The township’s planning board approved the construction of the project in 2019, meaning work should begin sooner rather than later, though an exact construction start date is not yet determined.
According to planning documents outlined at the meeting where approval was granted, Tasca’s portion of the property will contain a “multi-building sports complex which includes indoor basketball and soccer, outdoor volleyball, a jogging path and outdoor turf area.” The M&M portion will contain three buildings consisting of one restaurant and two retail buildings.
Getting the property back on the township’s tax rolls has been a priority for Ducey, and represents a major accomplishment months before the two-term mayor will run for re-election. He has said on numerous occasions that the township should not have purchased the site to begin with, and developing the site with taxpayer dollars was not an option.

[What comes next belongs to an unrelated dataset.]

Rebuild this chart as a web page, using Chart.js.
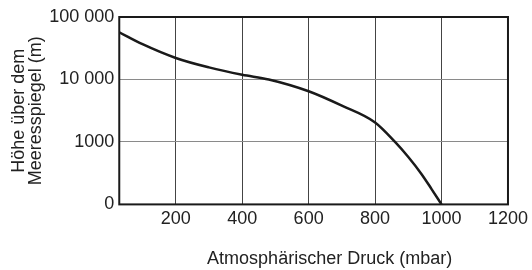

“The township should not be the in the real estate business and the property should never have been purchased,” Ducey said in the early days of his tenure in office. “It was not pristine land; it was a developed site. The potential costs for the township to develop this site or create a park would create a substantial burden for taxpayers, and that is not something I would do.”
The parcel of land was home to a Foodtown supermarket and Bradlee’s department store before being purchased by the township. At the time, the site was being considered for a community center of some sort – a plan which never materialized. The previous buildings on the site were demolished by Morris in 2009.